Culture of Energy Use as a Key to Combating Climate Change is Focus of New Research at GU-Q
Creating a sustainable future beyond fossil fuels will need creative solutions inspired by the work of social scientists who study how energy shapes culture, politics, and economics. This was the topic of a recent public webinar hosted by QF partner Georgetown University in Qatar (GU-Q) titled “Energy Aesthetics: New Directions in Studying the Cultural Life of Oil.”
The webinar was part of the Energy Humanities research initiative at GU-Q’s Center for International and Regional Studies (CIRS) and featured a panel of experts who discussed their ongoing research into the culture of fossil fuels. They shared how art production, including literature, art, sculpture, science fiction, and print and digital media, reveals globally shared anxieties and often hidden impacts of energy on human life.
“We hope to facilitate the emergence of a new focus on energy as an everyday lived experience in order to add complexity and texture to narratives in the field which have primarily focused on questions of state-building, international relations, economic development, and technological systems,”” explained panel moderator and Assistant Professor of World Literature, Dr.

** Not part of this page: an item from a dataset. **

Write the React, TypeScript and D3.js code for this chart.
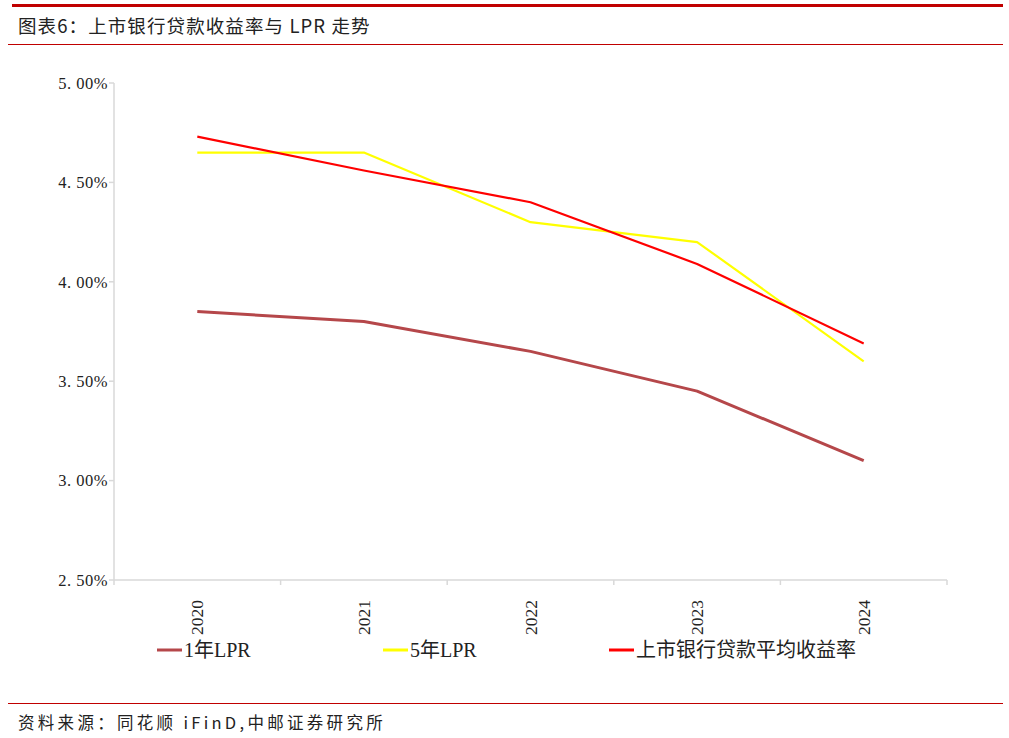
import React from "react";
import * as d3 from "d3";

const years = ["2020", "2021", "2022", "2023", "2024"];
const lpr1y = [3.85, 3.8, 3.65, 3.45, 3.1];
const lpr5y = [4.65, 4.65, 4.3, 4.2, 3.6];
const bankYield = [4.73, 4.56, 4.4, 4.09, 3.69];
const yTicks = [2.5, 3.0, 3.5, 4.0, 4.5, 5.0];
const seriesNames = ["1年LPR", "5年LPR", "上市银行贷款平均收益率"];

const W = 1009;
const H = 738;
const left = 114;
const right = 947;
const top = 83;
const bottom = 580;

export default function App() {
  const x = d3.scaleBand<string>().domain(years).range([left, right]);
  const y = d3.scaleLinear().domain([2.5, 5.0]).range([bottom, top]);
  const cx = (i: number) => (x(years[i]) as number) + x.bandwidth() / 2;
  const line = d3
    .line<number>()
    .x((_, i) => cx(i))
    .y((d) => y(d));

  const series = [
    { name: seriesNames[0], data: lpr1y, color: "#b5474a", width: 3, lx: 157 },
    { name: seriesNames[1], data: lpr5y, color: "#ffff00", width: 2.2, lx: 383 },
    { name: seriesNames[2], data: bankYield, color: "#ff0000", width: 2.2, lx: 609 },
  ];
  const boundaries = years.map((yr) => x(yr) as number).concat([right]);
  const serif = "'Liberation Serif', 'Times New Roman', 'Noto Sans CJK SC', serif";
  const sans = "'Noto Sans CJK SC', 'DejaVu Sans', sans-serif";

  return (
    <svg
      width={W}
      height={H}
      style={{ position: "absolute", left: 0, top: 0, background: "#fff" }}
    >
      <rect x={0} y={0} width={W} height={H} fill="#fff" />
      {/* header */}
      <line x1={12} x2={1003} y1={5.5} y2={5.5} stroke="#c00000" strokeWidth={3} />
      <text x={18} y={33} fontFamily={sans} fontSize={18.5} fill="#222" fontWeight={400} letterSpacing={1.1}>
        图表6：上市银行贷款收益率与 LPR 走势
      </text>
      <line x1={8} x2={1003} y1={44.5} y2={44.5} stroke="#c00000" strokeWidth={1.2} />

      {/* y axis */}
      <line x1={left} x2={left} y1={top} y2={bottom} stroke="#d9d9d9" strokeWidth={1.5} />
      {yTicks.map((t) => (
        <g key={t}>
          <line x1={left - 5} x2={left} y1={y(t)} y2={y(t)} stroke="#d9d9d9" strokeWidth={1.5} />
          <text
            x={left - 6}
            y={y(t)}
            dy="0.35em"
            textAnchor="end"
            fontFamily={serif}
            fontSize={16.5}
            fill="#222"
            letterSpacing={0.5}
          >
            {t.toFixed(2).replace(".", ". ") + "%"}
          </text>
        </g>
      ))}

      {/* x axis */}
      <line x1={left} x2={right} y1={bottom} y2={bottom} stroke="#d9d9d9" strokeWidth={1.5} />
      {boundaries.map((b, i) => (
        <line key={i} x1={b} x2={b} y1={bottom} y2={bottom + 5} stroke="#d9d9d9" strokeWidth={1.5} />
      ))}
      {years.map((yr, i) => (
        <text
          key={yr}
          transform={`translate(${cx(i) + 6},600) rotate(-90)`}
          textAnchor="end"
          fontFamily={serif}
          fontSize={17.5}
          fill="#222"
        >
          {yr}
        </text>
      ))}

      {/* lines */}
      {series.map((s) => (
        <path
          key={s.name}
          d={line(s.data) || ""}
          fill="none"
          stroke={s.color}
          strokeWidth={s.width}
          strokeLinejoin="round"
        />
      ))}

      {/* legend */}
      {series.map((s) => (
        <g key={s.name + "-lg"}>
          <line x1={s.lx} x2={s.lx + 25} y1={650} y2={650} stroke={s.color} strokeWidth={3} />
          <text x={s.lx + 27} y={657} fontFamily={serif} fontSize={20} fill="#222">
            {s.name}
          </text>
        </g>
      ))}

      {/* footer */}
      <line x1={8} x2={1003} y1={703.5} y2={703.5} stroke="#c00000" strokeWidth={1.2} />
      <text x={18} y={729} fontFamily={sans} fontSize={16.5} fill="#222" letterSpacing={3.3}>
        资料来源：同花顺 iFinD,中邮证券研究所
      </text>
    </svg>
  );
}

Firat Oruc. He co-leads the research initiative with colleagues Dr. Victoria Googasian, Assistant Professor of American Literature, and Dr. Trish Kahle, Assistant Professor of History.

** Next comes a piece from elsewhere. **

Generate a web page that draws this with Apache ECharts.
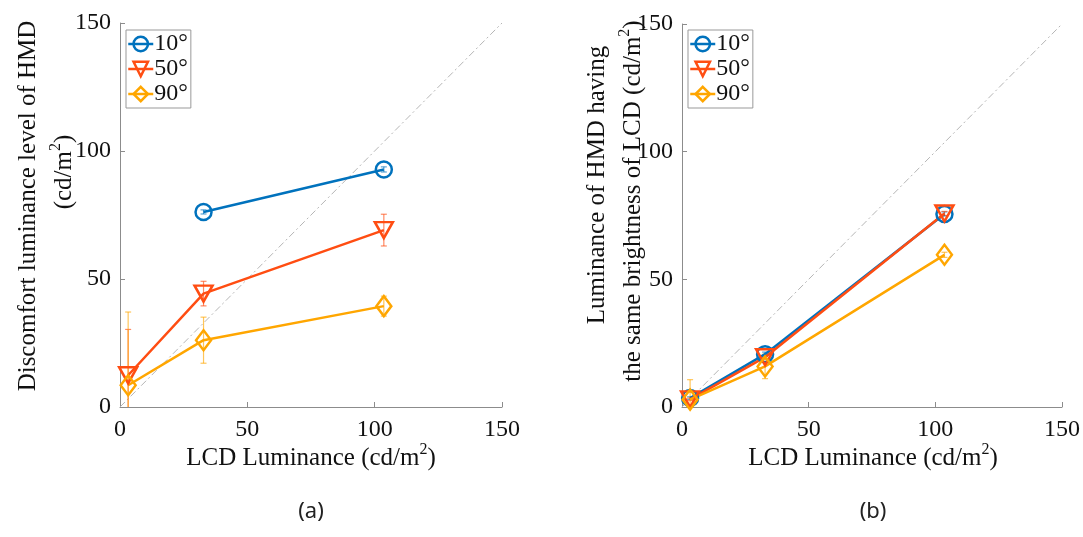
<!DOCTYPE html>
<html><head><meta charset="utf-8">
<script src="https://cdn.jsdelivr.net/npm/echarts@6/dist/echarts.min.js"></script>
<style>html,body{margin:0;padding:0;background:#fff}#c{width:1083px;height:537px}</style>
</head><body><div id="c"></div><script>
// ---- data ----
const lcd = [3.2, 32.8, 103.6];            // LCD luminance (cd/m2)
const names = ['10°', '50°', '90°'];
const ticks = [0, 50, 100, 150];
// panel (a): discomfort luminance level of HMD
const aDisc10 = [null, 76.2, 92.8];
const aDisc50 = [12.4, 44.3, 69.1];
const aDisc90 = [8.5, 26.1, 39.4];
const aErr10 = [0, 0.8, 1.0];
const aErr50 = [17.9, 4.8, 6.2];
const aErr90 = [28.6, 9.0, 3.9];
// panel (b): luminance of HMD having same brightness of LCD
const bMatch10 = [3.5, 20.7, 75.6];
const bMatch50 = [3.0, 19.5, 75.8];
const bMatch90 = [2.9, 15.9, 59.6];
const bErr10 = [0.5, 0.8, 0.8];
const bErr50 = [0.5, 0.8, 0.8];
const bErr90 = [7.8, 4.8, 1.0];

const colors = ['#0072BD', '#FF4D12', '#FFA600'];
const symbols = ['circle', 'path://M0,0L20,0L10,17Z', 'diamond'];
const sizes = [16, [18, 16], [15, 20]];
const FONT = '"Liberation Serif", "Times New Roman", serif';

function pts(ys) { return lcd.map((x, i) => ys[i] == null ? null : [x, ys[i]]).filter(Boolean); }
function errPts(ys, es) { return lcd.map((x, i) => ys[i] == null ? null : [x, ys[i] - es[i], ys[i] + es[i]]).filter(Boolean); }

function lineSeries(k, ys, gi) {
  return {
    type: 'line', name: names[k], xAxisIndex: gi, yAxisIndex: gi, data: pts(ys),
    symbol: symbols[k], symbolSize: sizes[k], showAllSymbol: true,
    lineStyle: { color: colors[k], width: 2.5 },
    itemStyle: { color: 'rgba(255,255,255,0)', borderColor: colors[k], borderWidth: 2.5 },
    z: 4, animation: false
  };
}
function errSeries(k, ys, es, gi) {
  const c = colors[k];
  return {
    type: 'custom', xAxisIndex: gi, yAxisIndex: gi, data: errPts(ys, es), clip: true, z: 3, animation: false,
    renderItem: function (params, api) {
      const x = api.value(0), lo = api.value(1), hi = api.value(2);
      const p1 = api.coord([x, hi]), p2 = api.coord([x, lo]);
      const w = 3;
      const st = { stroke: c, lineWidth: 1.2, opacity: 0.65 };
      return { type: 'group', children: [
        { type: 'line', shape: { x1: p1[0], y1: p1[1], x2: p2[0], y2: p2[1] }, style: st },
        { type: 'line', shape: { x1: p1[0] - w, y1: p1[1], x2: p1[0] + w, y2: p1[1] }, style: st },
        { type: 'line', shape: { x1: p2[0] - w, y1: p2[1], x2: p2[0] + w, y2: p2[1] }, style: st }
      ] };
    }
  };
}
function diag(gi) {
  return {
    type: 'line', xAxisIndex: gi, yAxisIndex: gi, data: [[0, 0], [150, 150]], symbol: 'none', silent: true,
    lineStyle: { color: '#b5b5b5', width: 1, type: [7, 3, 2, 3] }, z: 1, animation: false
  };
}
function axisCommon(gi, margin) {
  return {
    type: 'value', gridIndex: gi, min: ticks[0], max: ticks[ticks.length - 1], interval: 50,
    axisLine: { lineStyle: { color: '#8c8c8c', width: 1 } },
    axisTick: { inside: true, length: 5, lineStyle: { color: '#8c8c8c' } },
    splitLine: { show: false },
    axisLabel: { color: '#111', fontFamily: FONT, fontSize: 24, margin: margin }
  };
}
function legend(left) {
  return {
    left: left, top: 30, orient: 'vertical', data: names,
    backgroundColor: '#fff', borderColor: '#999', borderWidth: 1, borderRadius: 0,
    padding: [2, 3, 2, 1], itemGap: 1, itemWidth: 25, itemHeight: 18,
    lineStyle: { width: 2.5 }, itemStyle: { borderWidth: 2.5 },
    textStyle: { fontFamily: FONT, fontSize: 24, color: '#111', lineHeight: 24, padding: [0, 0, 0, -4] },
    selectedMode: false
  };
}
const rich = {
  m: { fontFamily: FONT, fontSize: 25, lineHeight: 32, fill: '#111', color: '#111' },
  s: { fontFamily: FONT, fontSize: 16, lineHeight: 16, verticalAlign: 'top', fill: '#111', color: '#111' }
};
function txt(x, y, text, rot) {
  return {
    type: 'text', x: x, y: y, rotation: rot || 0, silent: true,
    style: { text: text, rich: rich, align: 'center', verticalAlign: 'middle', textAlign: 'center', textVerticalAlign: 'middle', fill: '#111' }
  };
}

const chart = echarts.init(document.getElementById('c'), null, { renderer: 'canvas' });
chart.setOption({
  backgroundColor: '#fff',
  animation: false,
  grid: [
    { left: 120, top: 23, width: 382, height: 384 },
    { left: 682, top: 24, width: 382, height: 383 }
  ],
  xAxis: [axisCommon(0, 11), axisCommon(1, 11)],
  yAxis: [axisCommon(0, 9), axisCommon(1, 9)],
  legend: [legend(126), legend(688)],
  series: [
    diag(0), diag(1),
    errSeries(0, aDisc10, aErr10, 0), errSeries(1, aDisc50, aErr50, 0), errSeries(2, aDisc90, aErr90, 0),
    errSeries(0, bMatch10, bErr10, 1), errSeries(1, bMatch50, bErr50, 1), errSeries(2, bMatch90, bErr90, 1),
    lineSeries(0, aDisc10, 0), lineSeries(1, aDisc50, 0), lineSeries(2, aDisc90, 0),
    lineSeries(0, bMatch10, 1), lineSeries(1, bMatch50, 1), lineSeries(2, bMatch90, 1)
  ],
  graphic: [
    txt(311, 458, '{m|LCD Luminance (cd/m}{s|2}{m|)}'),
    txt(873, 458, '{m|LCD Luminance (cd/m}{s|2}{m|)}'),
    txt(28, 206, '{m|Discomfort luminance level of HMD}', Math.PI / 2),
    txt(64, 172, '{m|(cd/m}{s|2}{m|)}', Math.PI / 2),
    txt(597, 185, '{m|Luminance of HMD having}', Math.PI / 2),
    txt(633, 201, '{m|the same brightness of LCD (cd/m}{s|2}{m|)}', Math.PI / 2),
    { type: 'text', x: 311, y: 512, silent: true, style: { text: '(a)', font: '22px "Noto Sans", sans-serif', fill: '#222', align: 'center', verticalAlign: 'middle', textAlign: 'center', textVerticalAlign: 'middle' } },
    { type: 'text', x: 873, y: 512, silent: true, style: { text: '(b)', font: '22px "Noto Sans", sans-serif', fill: '#222', align: 'center', verticalAlign: 'middle', textAlign: 'center', textVerticalAlign: 'middle' } }
  ]
});
</script></body></html>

Panelists Dr. Caren Irr, Brandeis University, Dr. Anne Pasek, Trent University, and Dr. Cajetan Iheka, Yale University, discussed a range of topics, including the devastation of indiginous communities, the future of abandoned and toxic energy infrastructure, and the discrepancy between the selective focus on banning plastic straws and consumer detachment from the broader and far more damaging synthetic polymer industry.
“This discussion of energy’s aesthetic dimensions really articulated how both artistic practice and the basic material aspects of our day to day experience engage with the realities of environmental crisis. Studying energy aesthetics also allows us to imagine what a future beyond fossil fuels might look like,” said Dr. Victoria Googasian.
Reflecting on the critical role of the social sciences and humanities in combating climate change, Dr. Trish Kahle said: “Energy scholarship can help us identify and become more critical of everyday energy practices in our everyday lives, and help us imagine different kinds of energetic life.” The Energy Humanities initiative builds on CIRS’s research output on a range of environmental issues, and aims to connect the study of the Gulf and the Middle East to the broader cultural and social histories of energy. Through moderated podcasts and webinars with global and regional experts in the field, the project will create a new intellectual space for the energy humanities, with future plans to publish original research through both traditional and digital platforms.